● **Dataset excerpt**:
-*-

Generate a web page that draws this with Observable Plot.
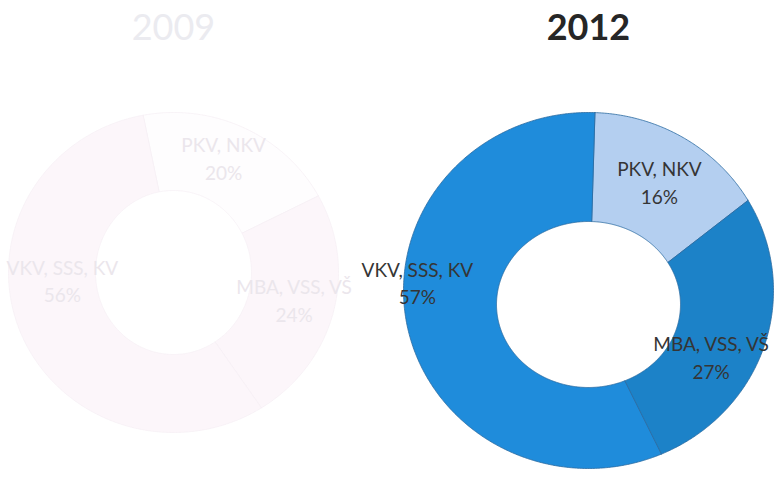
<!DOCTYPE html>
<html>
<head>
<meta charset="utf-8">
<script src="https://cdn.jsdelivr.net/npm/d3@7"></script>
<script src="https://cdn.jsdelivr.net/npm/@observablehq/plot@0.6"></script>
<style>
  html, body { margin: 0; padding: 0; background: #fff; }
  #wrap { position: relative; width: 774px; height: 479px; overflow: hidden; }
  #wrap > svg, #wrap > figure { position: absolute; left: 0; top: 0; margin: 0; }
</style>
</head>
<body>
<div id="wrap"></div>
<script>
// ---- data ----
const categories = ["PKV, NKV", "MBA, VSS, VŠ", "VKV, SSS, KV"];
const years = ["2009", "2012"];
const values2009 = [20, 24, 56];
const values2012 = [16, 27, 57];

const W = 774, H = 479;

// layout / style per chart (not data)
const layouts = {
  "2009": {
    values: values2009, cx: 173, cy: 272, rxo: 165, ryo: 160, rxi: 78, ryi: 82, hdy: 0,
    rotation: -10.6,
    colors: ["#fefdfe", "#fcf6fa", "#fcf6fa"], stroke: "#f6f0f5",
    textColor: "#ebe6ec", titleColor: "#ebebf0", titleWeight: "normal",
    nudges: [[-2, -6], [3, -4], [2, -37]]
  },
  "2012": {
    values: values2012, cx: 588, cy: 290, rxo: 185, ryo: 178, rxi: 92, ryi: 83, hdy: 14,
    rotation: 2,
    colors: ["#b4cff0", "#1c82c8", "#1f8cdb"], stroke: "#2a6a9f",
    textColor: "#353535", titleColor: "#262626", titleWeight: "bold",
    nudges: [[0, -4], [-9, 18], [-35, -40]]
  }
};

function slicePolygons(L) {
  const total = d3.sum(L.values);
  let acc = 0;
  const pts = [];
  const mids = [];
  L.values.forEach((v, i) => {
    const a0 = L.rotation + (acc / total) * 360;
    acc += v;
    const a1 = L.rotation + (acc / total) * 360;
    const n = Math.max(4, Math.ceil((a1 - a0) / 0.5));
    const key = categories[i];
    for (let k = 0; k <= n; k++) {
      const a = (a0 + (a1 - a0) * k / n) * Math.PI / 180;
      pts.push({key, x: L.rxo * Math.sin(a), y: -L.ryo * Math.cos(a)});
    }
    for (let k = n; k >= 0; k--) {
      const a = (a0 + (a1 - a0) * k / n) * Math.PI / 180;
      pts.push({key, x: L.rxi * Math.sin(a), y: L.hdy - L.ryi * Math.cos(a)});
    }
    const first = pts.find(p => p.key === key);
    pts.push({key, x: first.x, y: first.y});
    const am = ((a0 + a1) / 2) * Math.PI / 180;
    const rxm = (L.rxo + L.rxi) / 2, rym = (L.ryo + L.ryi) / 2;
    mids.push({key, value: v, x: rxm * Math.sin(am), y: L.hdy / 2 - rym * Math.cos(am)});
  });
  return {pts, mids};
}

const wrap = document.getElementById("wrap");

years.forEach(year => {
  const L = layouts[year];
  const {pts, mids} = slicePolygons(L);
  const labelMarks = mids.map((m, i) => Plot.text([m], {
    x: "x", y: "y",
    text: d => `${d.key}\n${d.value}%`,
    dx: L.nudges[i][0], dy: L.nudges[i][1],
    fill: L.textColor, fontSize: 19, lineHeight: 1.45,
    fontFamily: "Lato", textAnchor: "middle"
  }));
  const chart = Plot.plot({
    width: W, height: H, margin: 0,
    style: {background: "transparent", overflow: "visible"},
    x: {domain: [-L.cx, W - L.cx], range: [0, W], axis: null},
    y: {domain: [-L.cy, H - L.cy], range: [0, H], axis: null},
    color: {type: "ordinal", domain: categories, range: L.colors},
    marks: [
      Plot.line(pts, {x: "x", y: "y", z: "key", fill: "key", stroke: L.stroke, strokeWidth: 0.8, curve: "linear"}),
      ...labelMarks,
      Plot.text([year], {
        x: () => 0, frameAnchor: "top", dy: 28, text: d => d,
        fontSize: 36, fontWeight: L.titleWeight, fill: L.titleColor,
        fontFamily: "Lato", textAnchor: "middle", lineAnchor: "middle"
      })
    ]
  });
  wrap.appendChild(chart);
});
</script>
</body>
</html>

-*-

Restate the data above word for word. Do not include the images.

Generate a web page that draws this with Observable Plot.
<!DOCTYPE html>
<html>
<head>
<meta charset="utf-8">
<script src="https://cdn.jsdelivr.net/npm/d3@7"></script>
<script src="https://cdn.jsdelivr.net/npm/@observablehq/plot@0.6"></script>
<style>
  html, body { margin: 0; padding: 0; background: #fff; }
  #wrap { position: relative; width: 774px; height: 479px; overflow: hidden; }
  #wrap > svg, #wrap > figure { position: absolute; left: 0; top: 0; margin: 0; }
</style>
</head>
<body>
<div id="wrap"></div>
<script>
// ---- data ----
const categories = ["PKV, NKV", "MBA, VSS, VŠ", "VKV, SSS, KV"];
const years = ["2009", "2012"];
const values2009 = [20, 24, 56];
const values2012 = [16, 27, 57];

const W = 774, H = 479;

// layout / style per chart (not data)
const layouts = {
  "2009": {
    values: values2009, cx: 173, cy: 272, rxo: 165, ryo: 160, rxi: 78, ryi: 82, hdy: 0,
    rotation: -10.6,
    colors: ["#fefdfe", "#fcf6fa", "#fcf6fa"], stroke: "#f6f0f5",
    textColor: "#ebe6ec", titleColor: "#ebebf0", titleWeight: "normal",
    nudges: [[-2, -6], [3, -4], [2, -37]]
  },
  "2012": {
    values: values2012, cx: 588, cy: 290, rxo: 185, ryo: 178, rxi: 92, ryi: 83, hdy: 14,
    rotation: 2,
    colors: ["#b4cff0", "#1c82c8", "#1f8cdb"], stroke: "#2a6a9f",
    textColor: "#353535", titleColor: "#262626", titleWeight: "bold",
    nudges: [[0, -4], [-9, 18], [-35, -40]]
  }
};

function slicePolygons(L) {
  const total = d3.sum(L.values);
  let acc = 0;
  const pts = [];
  const mids = [];
  L.values.forEach((v, i) => {
    const a0 = L.rotation + (acc / total) * 360;
    acc += v;
    const a1 = L.rotation + (acc / total) * 360;
    const n = Math.max(4, Math.ceil((a1 - a0) / 0.5));
    const key = categories[i];
    for (let k = 0; k <= n; k++) {
      const a = (a0 + (a1 - a0) * k / n) * Math.PI / 180;
      pts.push({key, x: L.rxo * Math.sin(a), y: -L.ryo * Math.cos(a)});
    }
    for (let k = n; k >= 0; k--) {
      const a = (a0 + (a1 - a0) * k / n) * Math.PI / 180;
      pts.push({key, x: L.rxi * Math.sin(a), y: L.hdy - L.ryi * Math.cos(a)});
    }
    const first = pts.find(p => p.key === key);
    pts.push({key, x: first.x, y: first.y});
    const am = ((a0 + a1) / 2) * Math.PI / 180;
    const rxm = (L.rxo + L.rxi) / 2, rym = (L.ryo + L.ryi) / 2;
    mids.push({key, value: v, x: rxm * Math.sin(am), y: L.hdy / 2 - rym * Math.cos(am)});
  });
  return {pts, mids};
}

const wrap = document.getElementById("wrap");

years.forEach(year => {
  const L = layouts[year];
  const {pts, mids} = slicePolygons(L);
  const labelMarks = mids.map((m, i) => Plot.text([m], {
    x: "x", y: "y",
    text: d => `${d.key}\n${d.value}%`,
    dx: L.nudges[i][0], dy: L.nudges[i][1],
    fill: L.textColor, fontSize: 19, lineHeight: 1.45,
    fontFamily: "Lato", textAnchor: "middle"
  }));
  const chart = Plot.plot({
    width: W, height: H, margin: 0,
    style: {background: "transparent", overflow: "visible"},
    x: {domain: [-L.cx, W - L.cx], range: [0, W], axis: null},
    y: {domain: [-L.cy, H - L.cy], range: [0, H], axis: null},
    color: {type: "ordinal", domain: categories, range: L.colors},
    marks: [
      Plot.line(pts, {x: "x", y: "y", z: "key", fill: "key", stroke: L.stroke, strokeWidth: 0.8, curve: "linear"}),
      ...labelMarks,
      Plot.text([year], {
        x: () => 0, frameAnchor: "top", dy: 28, text: d => d,
        fontSize: 36, fontWeight: L.titleWeight, fill: L.titleColor,
        fontFamily: "Lato", textAnchor: "middle", lineAnchor: "middle"
      })
    ]
  });
  wrap.appendChild(chart);
});
</script>
</body>
</html>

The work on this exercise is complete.